With the minimum wage, you can now find easier jobs that pay well. For example, security guards, before the minimum wage, would earn only HK$5,000. Now you can get HK$10,000 or more. It is a good choice, compared with standing and working in a restaurant.

 

With increasing costs, why is opening a restaurant still a popular business?

Many people think it is a good business as you don't need to chase clients for payment, or people think they can cook better than the chef or provide better service.

Opening a restaurant business is completely different from cooking at home. In the 1990s, it took six months to get back your investment capital. Now, it takes three to four years. According to government statistics, 40 per cent of restaurants are losing money.

I have friends who say that when they retire, their dream is to open a small café to serve friends.
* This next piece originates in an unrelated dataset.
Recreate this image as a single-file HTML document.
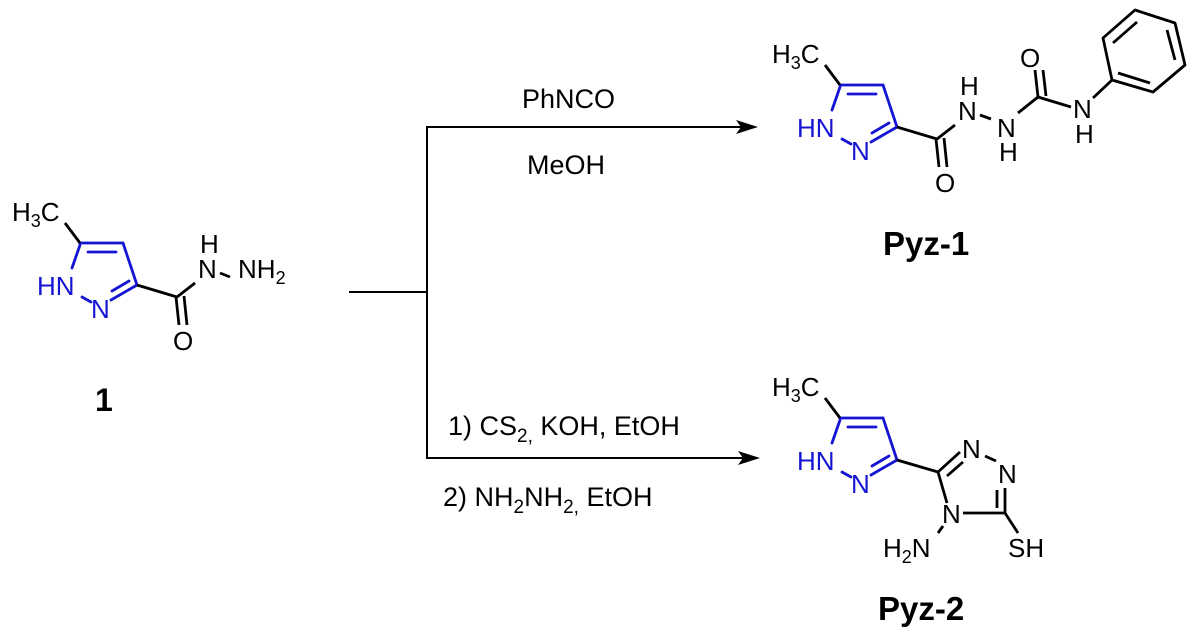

In reality, this is such a difficult industry that many dreams become nightmares after six months.

You have to handle a lot of people. They work long hours, and the business is a live business. There is no quality control to ensure a bad quality product does not go out. One bad word from a staff member can destroy a brand you have worked on for years.

 

What can you tell about the economy from people's eating habits?
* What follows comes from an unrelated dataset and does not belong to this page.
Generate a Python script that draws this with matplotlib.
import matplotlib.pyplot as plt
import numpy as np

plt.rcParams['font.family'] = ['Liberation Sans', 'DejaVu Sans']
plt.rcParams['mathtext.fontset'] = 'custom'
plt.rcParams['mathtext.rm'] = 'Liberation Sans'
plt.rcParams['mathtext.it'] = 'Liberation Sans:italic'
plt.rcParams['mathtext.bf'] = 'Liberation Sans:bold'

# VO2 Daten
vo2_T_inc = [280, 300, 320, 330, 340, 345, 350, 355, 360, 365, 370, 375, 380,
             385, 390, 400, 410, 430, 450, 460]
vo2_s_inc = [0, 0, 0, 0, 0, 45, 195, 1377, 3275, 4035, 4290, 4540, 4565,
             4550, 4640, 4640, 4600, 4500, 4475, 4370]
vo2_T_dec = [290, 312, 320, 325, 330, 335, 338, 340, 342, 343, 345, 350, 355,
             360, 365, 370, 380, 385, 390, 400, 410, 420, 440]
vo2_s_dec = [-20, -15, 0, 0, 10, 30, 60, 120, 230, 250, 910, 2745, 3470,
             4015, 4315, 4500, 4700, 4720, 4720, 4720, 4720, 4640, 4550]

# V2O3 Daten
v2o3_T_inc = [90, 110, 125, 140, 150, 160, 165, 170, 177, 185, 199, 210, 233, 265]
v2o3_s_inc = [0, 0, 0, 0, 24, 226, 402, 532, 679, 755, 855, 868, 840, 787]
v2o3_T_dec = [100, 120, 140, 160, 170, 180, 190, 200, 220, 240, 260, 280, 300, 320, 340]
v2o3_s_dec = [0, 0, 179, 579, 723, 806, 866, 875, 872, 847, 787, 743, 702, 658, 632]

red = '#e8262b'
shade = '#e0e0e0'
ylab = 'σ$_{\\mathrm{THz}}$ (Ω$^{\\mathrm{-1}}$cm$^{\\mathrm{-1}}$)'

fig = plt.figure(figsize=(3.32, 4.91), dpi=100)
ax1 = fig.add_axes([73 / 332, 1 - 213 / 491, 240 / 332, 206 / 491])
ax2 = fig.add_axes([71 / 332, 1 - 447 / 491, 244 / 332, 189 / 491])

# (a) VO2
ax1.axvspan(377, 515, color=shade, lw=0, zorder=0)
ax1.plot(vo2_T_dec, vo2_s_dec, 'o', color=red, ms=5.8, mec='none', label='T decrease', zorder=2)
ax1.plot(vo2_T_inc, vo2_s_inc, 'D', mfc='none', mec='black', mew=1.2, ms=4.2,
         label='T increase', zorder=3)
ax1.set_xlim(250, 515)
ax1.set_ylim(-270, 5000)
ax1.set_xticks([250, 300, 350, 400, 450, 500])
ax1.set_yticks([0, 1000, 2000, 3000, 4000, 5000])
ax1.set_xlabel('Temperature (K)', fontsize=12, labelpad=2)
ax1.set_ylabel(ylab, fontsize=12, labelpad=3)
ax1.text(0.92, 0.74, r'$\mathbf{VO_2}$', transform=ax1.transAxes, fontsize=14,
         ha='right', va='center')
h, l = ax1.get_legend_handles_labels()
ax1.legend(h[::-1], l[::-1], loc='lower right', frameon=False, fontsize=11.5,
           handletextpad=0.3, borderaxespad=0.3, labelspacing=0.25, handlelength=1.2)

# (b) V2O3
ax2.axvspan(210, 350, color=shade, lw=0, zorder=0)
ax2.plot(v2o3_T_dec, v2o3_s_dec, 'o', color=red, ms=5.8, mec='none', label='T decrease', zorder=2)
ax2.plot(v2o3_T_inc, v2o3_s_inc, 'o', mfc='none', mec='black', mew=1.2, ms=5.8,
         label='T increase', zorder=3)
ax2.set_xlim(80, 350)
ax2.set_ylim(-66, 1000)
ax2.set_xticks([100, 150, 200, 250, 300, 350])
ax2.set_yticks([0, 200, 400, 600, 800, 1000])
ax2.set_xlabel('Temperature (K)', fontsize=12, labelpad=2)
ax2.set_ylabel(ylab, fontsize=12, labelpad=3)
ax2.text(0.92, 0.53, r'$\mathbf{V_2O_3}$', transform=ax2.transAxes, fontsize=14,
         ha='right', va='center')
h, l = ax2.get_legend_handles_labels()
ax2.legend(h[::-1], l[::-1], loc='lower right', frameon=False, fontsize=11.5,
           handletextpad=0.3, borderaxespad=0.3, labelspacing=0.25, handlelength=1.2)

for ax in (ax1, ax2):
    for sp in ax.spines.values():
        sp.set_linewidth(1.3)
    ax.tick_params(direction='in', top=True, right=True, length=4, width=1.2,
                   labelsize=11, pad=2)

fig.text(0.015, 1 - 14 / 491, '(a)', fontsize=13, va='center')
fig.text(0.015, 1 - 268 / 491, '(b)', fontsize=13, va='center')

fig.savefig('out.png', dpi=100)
In the past, we joked that when the [stock market's] Hang Seng [Index] went up, so did our sales. Recently, the very high inflation and increase in residential rent have reduced consumption. People are spending less on average.

Our own prices have increased on average 5 per cent each year, more or less in line with inflation. Our rental costs are 10 to 15 per cent of sales. This year, there is more space to negotiate with landlords. Two or three years ago, there was no negotiation, especially in popular areas such as Causeway Bay or Tsim Sha Tsui.

Our labour costs are easily 30 per cent of sales.

With our restaurants, we have separate marketing and operating teams for each brand. We don't want the Chinese restaurant team running a Japanese brand, even when we have two restaurants next to each other. This is one of the reasons we are running smoothly at the moment.

 

What plans do you have for expansion in the years ahead, and will you enter the mainland market?

Twenty years ago, we had three restaurants in Guangzhou, but they were closed down. Now, given the effort required to open a restaurant on the mainland, I do not think it is a wise idea or productive use of time.

Food and beverage on the mainland is not easy. Food safety is an issue, as is the quality of products being used. I personally cannot see how I can ensure through the procurement process that everything going into my shop is good quality, and I do not have time myself to live on the mainland. If I have a brand with an easy operation model, then I might consider it.

A good restaurant there has higher margins, and if you have a brand related to Hong Kong, you can charge more. Look at Tsui Wah, they are just a cha chaan teng, but on the mainland they represent Hong Kong food, and they are very successful.

For now, we will focus on Hong Kong. The next two years, I anticipate a fast growing market. This year, we hope to open five to 10 new restaurants. We are looking to work with some new Japanese chains to bring new brand concepts to Hong Kong.

We are also using some of our profits to buy our own real estate. I think it is wise to buy property to counter the rises in rent. At the moment, all 30 of our restaurants are on rented premises.